As a part of the Advanced Technology Construction Training Program (ATCT), a group of Korean builders, architects, engineers and inspectors travelled to British Columbia from February 12 to 21 to learn about the best practice of net-zero building construction.
The 10-day training covered a variety of activities, including a 2-day workshop session at BCIT’s High Performance Building Lab and site visits of multi-story wood-frame apartment building projects across the lower mainland. The group also spent a half day at BC’s first house certified by LIVING BUILDING CHALLENGE, the world’s most rigorous performance building standard. Our training survey shows participants are much satisfied with the program result, and hopefully, they will bring back and apply what they learned back to their projects in Korea.
The main opportunity for Canadian wood product exports to South Korea is the use of softwood lumber in construction, especially the energy-efficient residential construction segment. ATCT is one of the critical programs to expand the Korean building industry’s capacity for building high-performance buildings.
Korea Build, an interior, building and housing products exhibition was cancelled for the first time in its 35-year history over the COVID-19 outbreak. The trade fair has long been a key business platform where construction, architecture, and interior companies announce new products and exchange information.
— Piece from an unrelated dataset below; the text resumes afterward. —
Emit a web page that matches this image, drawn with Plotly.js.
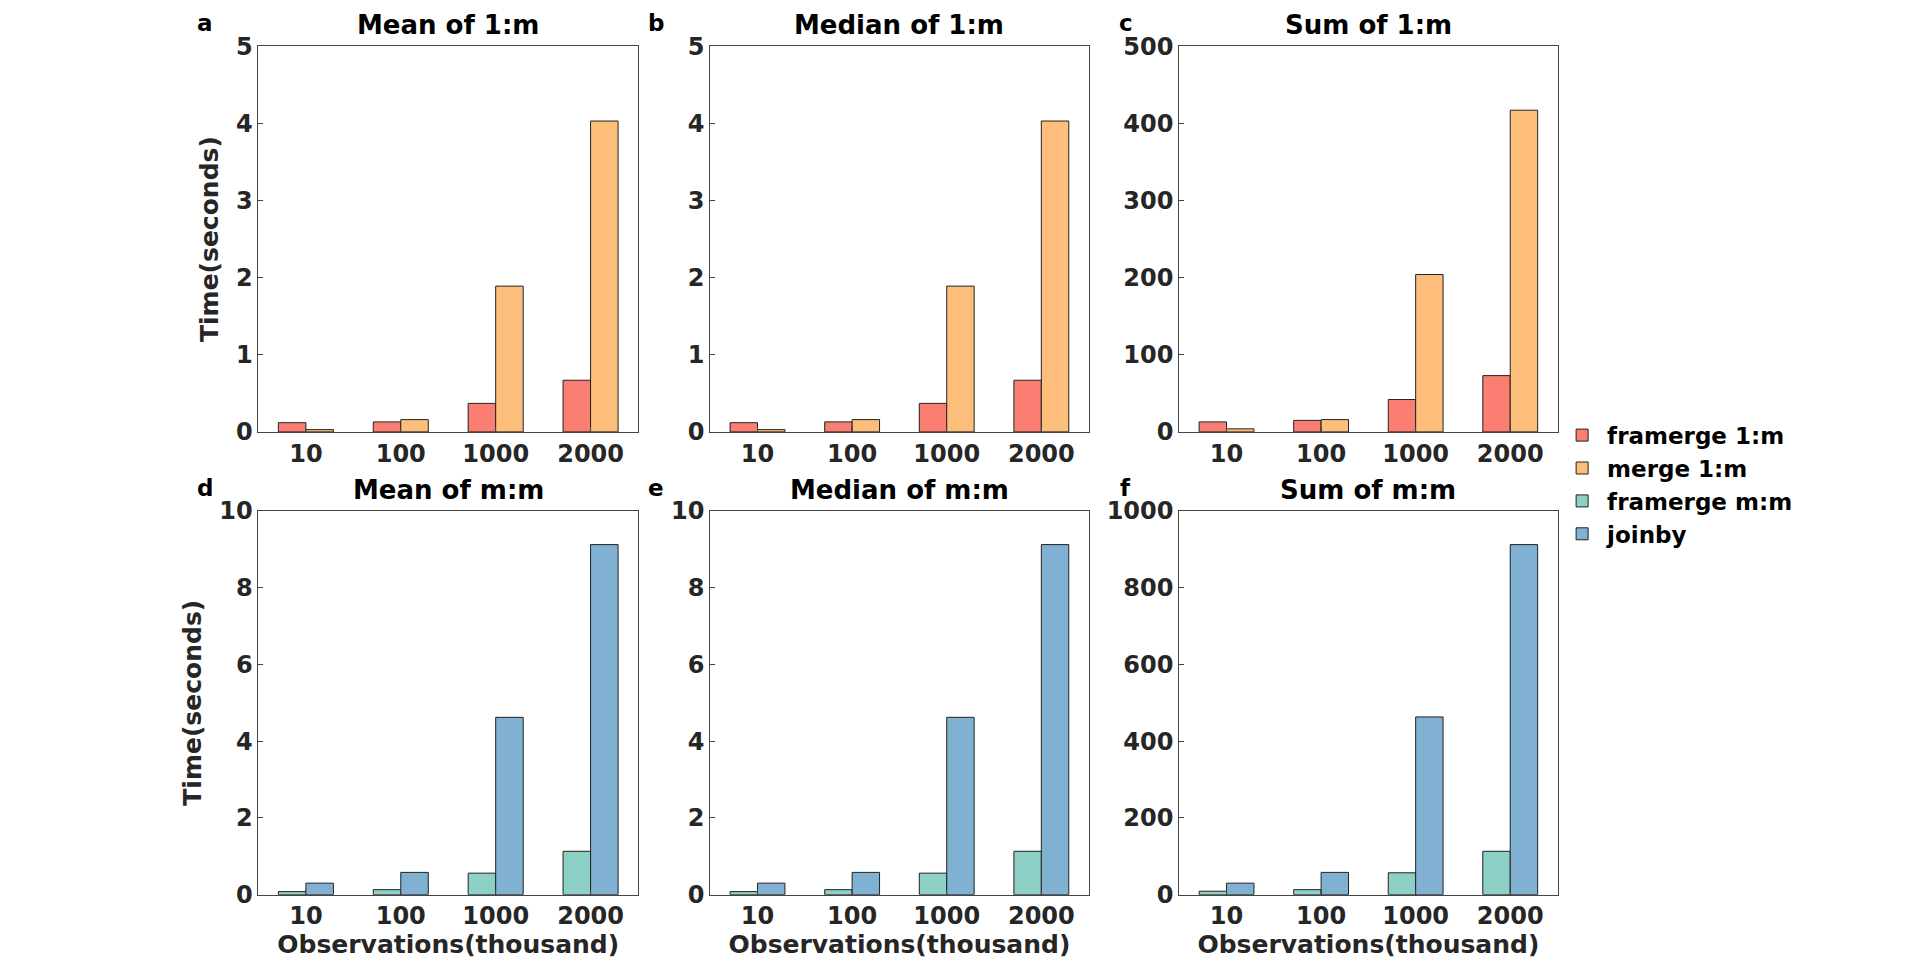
<!DOCTYPE html>
<html><head><meta charset="utf-8">
<script src="https://cdn.plot.ly/plotly-3.0.1.min.js"></script>
<style>body{margin:0;background:#fff}#graph{width:1920px;height:962px}</style>
</head><body><div id="graph"></div>
<script>
const categories = ["10", "100", "1000", "2000"]
const framerge1m = [0.12, 0.13, 0.37, 0.67]
const merge1m = [0.03, 0.16, 1.89, 4.03]
const framerge1mSum = [13, 15, 42, 73]
const merge1mSum = [4, 16, 204, 417]
const faramergeMm = [0.08, 0.13, 0.56, 1.13]
const joinbyMm = [0.30, 0.58, 4.62, 9.12]
const framergeMmSum = [9, 13, 57, 113]
const joinbyMmSum = [30, 58, 463, 912]
const titles = ["Mean of 1:m", "Median of 1:m", "Sum of 1:m", "Mean of m:m", "Median of m:m", "Sum of m:m"]
const letters = ["a", "b", "c", "d", "e", "f"]
const yMax = [5, 5, 500, 10, 10, 1000]
const yStep = [1, 1, 100, 2, 2, 200]

const colors = { f1: "#FA7F72", m1: "#FDBE7B", fm: "#8DD0C5", jb: "#80B1D3" }
const panelData = [
    [framerge1m, merge1m], [framerge1m, merge1m], [framerge1mSum, merge1mSum],
    [faramergeMm, joinbyMm], [faramergeMm, joinbyMm], [framergeMmSum, joinbyMmSum]
]
const names = [["framerge 1:m", "merge 1:m"], ["framerge m:m", "joinby"]]
const cols = [[colors.f1, colors.m1], [colors.fm, colors.jb]]

const xDom = [[0.1346, 0.3323], [0.3699, 0.5670], [0.6142, 0.8112]]
const yDom = [[0.551, 0.952], [0.070, 0.469]]
const font = { family: "DejaVu Sans", size: 24, color: "#262626" }

const traces = []
const layout = {
    width: 1920, height: 962, showlegend: true, barmode: "group", bargap: 0.42, bargroupgap: 0,
    paper_bgcolor: "#fff", plot_bgcolor: "#fff", font: font, margin: { l: 0, r: 0, t: 0, b: 0 },
    legend: { x: 0.811, y: 0.57, xanchor: "left", yanchor: "top", font: { family: "DejaVu Sans", size: 23, color: "#000" },
        bgcolor: "rgba(0,0,0,0)", tracegroupgap: 0, itemwidth: 40 },
    annotations: []
}

for (let i = 0; i < 6; i++) {
    const row = Math.floor(i / 3), col = i % 3
    const ax = i === 0 ? "" : String(i + 1)
    for (let s = 0; s < 2; s++) {
        traces.push({
            type: "bar", x: categories, y: panelData[i][s], name: "<b>" + names[row][s] + "</b>",
            marker: { color: cols[row][s], line: { color: "#222", width: 1 } },
            xaxis: "x" + ax, yaxis: "y" + ax, showlegend: col === 0, legendgroup: names[row][s]
        })
    }
    const common = { showline: true, mirror: true, linecolor: "#444", linewidth: 1, ticks: "inside", ticklen: 5,
        tickcolor: "#444", showgrid: false, zeroline: false, tickfont: { family: "DejaVu Sans", size: 24, color: "#262626" } }
    layout["xaxis" + ax] = Object.assign({}, common, { domain: xDom[col], anchor: "y" + ax, type: "category",
        title: row === 1 ? { text: "<b>Observations(thousand)</b>", font: { size: 25, color: "#262626" }, standoff: 4 } : { text: "" },
        tickprefix: "<b>", ticksuffix: "</b>" })
    layout["yaxis" + ax] = Object.assign({}, common, { domain: yDom[row], anchor: "x" + ax, range: [0, yMax[i]], dtick: yStep[i],
        tickprefix: "<b>", ticksuffix: "</b>",
        title: col === 0 ? { text: "<b>Time(seconds)</b>", font: { size: 25, color: "#262626" }, standoff: 10 } : { text: "" } })
    layout.annotations.push({ text: "<b>" + titles[i] + "</b>", xref: "paper", yref: "paper",
        x: (xDom[col][0] + xDom[col][1]) / 2, y: yDom[row][1] + 0.004, xanchor: "center", yanchor: "bottom",
        showarrow: false, font: { family: "DejaVu Sans", size: 26, color: "#000" } })
    layout.annotations.push({ text: "<b>" + letters[i] + "</b>", xref: "paper", yref: "paper",
        x: xDom[col][0] - 0.028, y: yDom[row][1] + 0.008, xanchor: "center", yanchor: "bottom",
        showarrow: false, font: { family: "DejaVu Sans", size: 23, color: "#000" } })
}

Plotly.newPlot("graph", traces, layout, { displayModeBar: false })
</script></body></html>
The spread of the coronavirus has affected the trade fair programme around the Asian countries and the globe. Trade fairs have been either postponed or cancelled in Korea, China and Japan.
Weeks ago, the Korean government has declared the national emergency and the country is working collaboratively with China and to discuss cooperation on the coronavirus pandemic amid growing concern over the number of infected people arriving in their countries from overseas.
Canada Wood Korea invited Korean architects and builders on a job site tour to the 5-story Social housing wood infill wall demo site in Seoul on March 13. The main purpose of this site visit was to introduce wood infill wall system and provide on-site training to those who are not familiar with this new innovative hybrid system. The site visit at the infill wall’s framing stage provides the Korean building industry and potential new entrants with a ‘shop window’ of insight into the skills and construction details to help better understand the system.
Question were raised on the construction details and benefits from the wood infill wall system comparing to the other structures. Having heard on the benefits from environmentally friendly, saving construction time and labor cost on site on using wood in buildings, the architects had expressed a strong interest in applying wood infill wall system to their future projects.
The chairman of the Korea Wood Construction Association (KWCA) also visited the site together with its member companies. “This wood infill wall demo project offers a good opportunity for the Korean wood construction industry, especially in the application of mid-rise buildings. It could appeal to many Korean architects and developers. Every year, a lot of mid-rise buildings are being built in concrete and steel structures” said the chairman.
Canada Wood Korea works closely with KWCA to plan more site visits for KWCA member builders and architects to promote the infill wall system.
Wood infill walls are gaining in popularity as they are now being used by several architects and builders and Crown corporations like Gyeonggi Urban Innovation Corporation (GICO), Seoul Housing Corporation (SHC) and Korea Land & Housing Corporation (LHC). Market growth follows from the Long Life Housing policy introduced in 2013 by MLIT that encourages the use of lightweight infill and partition walls to ease apartment and commercial building renovation.
A documentary featuring a group of Korean architects and professors who are spearheading the development of wood construction in the country was aired on YTN, a 24-hour news channel network in South Korea. The video clip can be viewed online on Youtube at: https://youtu.be/XmBor-gM7fA
Mass timber construction is taking off across the globe, and it also catches lots of attention by the mainstream Korean media. The technological advancement of engineered wood products is offering new opportunities for the building industry in Korea, according to the professionals interviewed in the documentary.
In 2016, the Korea Forest Service (KFS) built a four-storey wood building for the first time in the country, a facility that is now being used as a research center for the organization.
Last year, the organization completed Korea’s tallest wood building demo, an 18 meters high hybrid building to demonstrate the viability of mass timber construction in Korea. A more ambitious plan is also conceived by KFS to embark on another project for a 10-storey apartment tower in the coming years.
On February 8, the 20th KWCA-WUC(Korea Wood Construction Association – Wood University Centre) Software Design Course sponsored by Canada Wood Korea was concluded. The course aims to present basic principles of strength of materials and structural analysis for wood construction and introduce the codes that govern structural design. A total of 15 students joined this year’s course, and 3 of them continued to complete the 10-day Advanced Technology Construction Training in Canada in late February.
Buildings in general are responsible for 40 percent of all emissions and poses huge effects on the climate change, thus architects and developers are turning to timber building for the solution to reduce the construction industry’s massive carbon footprint. A quarter of the training course students were exposed to wood construction for the first time.